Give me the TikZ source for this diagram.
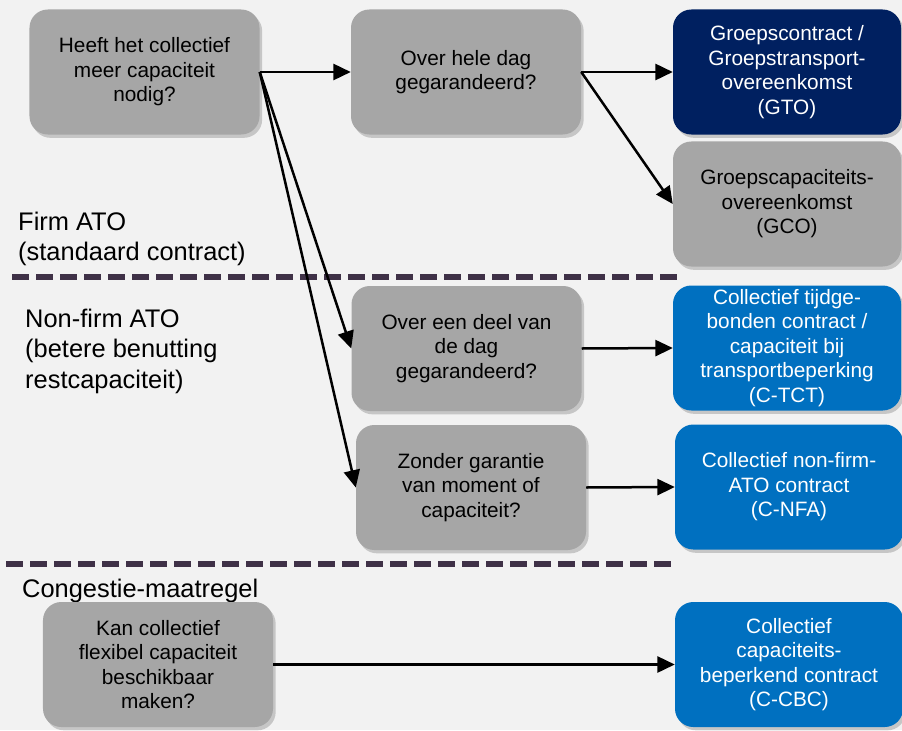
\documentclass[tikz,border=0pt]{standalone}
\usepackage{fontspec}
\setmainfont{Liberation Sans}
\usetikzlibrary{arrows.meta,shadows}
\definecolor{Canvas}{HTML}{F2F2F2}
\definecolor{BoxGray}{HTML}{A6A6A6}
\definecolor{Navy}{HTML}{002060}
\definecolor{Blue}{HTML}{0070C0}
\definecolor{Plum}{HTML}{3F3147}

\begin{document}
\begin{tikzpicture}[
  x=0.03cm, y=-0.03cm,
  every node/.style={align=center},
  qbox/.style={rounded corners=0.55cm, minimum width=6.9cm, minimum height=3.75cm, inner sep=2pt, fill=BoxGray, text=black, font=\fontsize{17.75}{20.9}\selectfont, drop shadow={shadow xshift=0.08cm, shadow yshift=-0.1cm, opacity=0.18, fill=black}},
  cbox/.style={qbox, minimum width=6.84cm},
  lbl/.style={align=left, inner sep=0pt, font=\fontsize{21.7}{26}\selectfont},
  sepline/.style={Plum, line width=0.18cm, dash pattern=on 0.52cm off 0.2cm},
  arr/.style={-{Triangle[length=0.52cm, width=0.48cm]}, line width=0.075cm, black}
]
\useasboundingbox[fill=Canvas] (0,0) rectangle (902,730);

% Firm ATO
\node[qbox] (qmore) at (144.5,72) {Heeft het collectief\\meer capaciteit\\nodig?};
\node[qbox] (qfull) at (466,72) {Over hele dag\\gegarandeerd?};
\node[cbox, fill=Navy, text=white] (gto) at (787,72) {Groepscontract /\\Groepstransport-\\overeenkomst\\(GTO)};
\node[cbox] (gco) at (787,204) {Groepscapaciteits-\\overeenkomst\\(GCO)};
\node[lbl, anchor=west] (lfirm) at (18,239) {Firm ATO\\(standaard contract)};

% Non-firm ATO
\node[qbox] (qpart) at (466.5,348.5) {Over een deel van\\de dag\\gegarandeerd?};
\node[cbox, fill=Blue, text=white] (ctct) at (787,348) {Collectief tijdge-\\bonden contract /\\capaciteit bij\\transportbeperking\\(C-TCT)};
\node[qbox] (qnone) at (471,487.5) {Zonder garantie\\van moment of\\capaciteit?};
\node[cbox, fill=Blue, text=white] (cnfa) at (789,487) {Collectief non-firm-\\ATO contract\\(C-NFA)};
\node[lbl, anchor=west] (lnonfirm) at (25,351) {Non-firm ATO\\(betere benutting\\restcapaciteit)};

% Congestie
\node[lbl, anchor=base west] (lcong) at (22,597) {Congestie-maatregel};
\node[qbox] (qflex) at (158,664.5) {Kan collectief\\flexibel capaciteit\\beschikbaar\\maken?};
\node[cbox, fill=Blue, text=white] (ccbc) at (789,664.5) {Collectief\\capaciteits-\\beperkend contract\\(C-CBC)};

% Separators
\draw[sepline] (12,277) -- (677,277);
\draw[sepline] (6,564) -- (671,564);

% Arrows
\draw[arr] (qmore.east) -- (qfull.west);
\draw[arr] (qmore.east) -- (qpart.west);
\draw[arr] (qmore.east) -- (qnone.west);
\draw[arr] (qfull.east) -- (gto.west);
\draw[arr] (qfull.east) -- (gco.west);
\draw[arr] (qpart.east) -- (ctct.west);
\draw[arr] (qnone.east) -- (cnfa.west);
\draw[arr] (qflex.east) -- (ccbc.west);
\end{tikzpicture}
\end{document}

Set task: Reproduce exactly the run of lines that opens the listing and closes with the line holding "anchor=west] (lfirm) at". Pictures are excluded.

Written answer:
Give me the TikZ source for this diagram.
\documentclass[tikz,border=0pt]{standalone}
\usepackage{fontspec}
\setmainfont{Liberation Sans}
\usetikzlibrary{arrows.meta,shadows}
\definecolor{Canvas}{HTML}{F2F2F2}
\definecolor{BoxGray}{HTML}{A6A6A6}
\definecolor{Navy}{HTML}{002060}
\definecolor{Blue}{HTML}{0070C0}
\definecolor{Plum}{HTML}{3F3147}

\begin{document}
\begin{tikzpicture}[
  x=0.03cm, y=-0.03cm,
  every node/.style={align=center},
  qbox/.style={rounded corners=0.55cm, minimum width=6.9cm, minimum height=3.75cm, inner sep=2pt, fill=BoxGray, text=black, font=\fontsize{17.75}{20.9}\selectfont, drop shadow={shadow xshift=0.08cm, shadow yshift=-0.1cm, opacity=0.18, fill=black}},
  cbox/.style={qbox, minimum width=6.84cm},
  lbl/.style={align=left, inner sep=0pt, font=\fontsize{21.7}{26}\selectfont},
  sepline/.style={Plum, line width=0.18cm, dash pattern=on 0.52cm off 0.2cm},
  arr/.style={-{Triangle[length=0.52cm, width=0.48cm]}, line width=0.075cm, black}
]
\useasboundingbox[fill=Canvas] (0,0) rectangle (902,730);

% Firm ATO
\node[qbox] (qmore) at (144.5,72) {Heeft het collectief\\meer capaciteit\\nodig?};
\node[qbox] (qfull) at (466,72) {Over hele dag\\gegarandeerd?};
\node[cbox, fill=Navy, text=white] (gto) at (787,72) {Groepscontract /\\Groepstransport-\\overeenkomst\\(GTO)};
\node[cbox] (gco) at (787,204) {Groepscapaciteits-\\overeenkomst\\(GCO)};
\node[lbl, anchor=west] (lfirm) at (18,239) {Firm ATO\\(standaard contract)};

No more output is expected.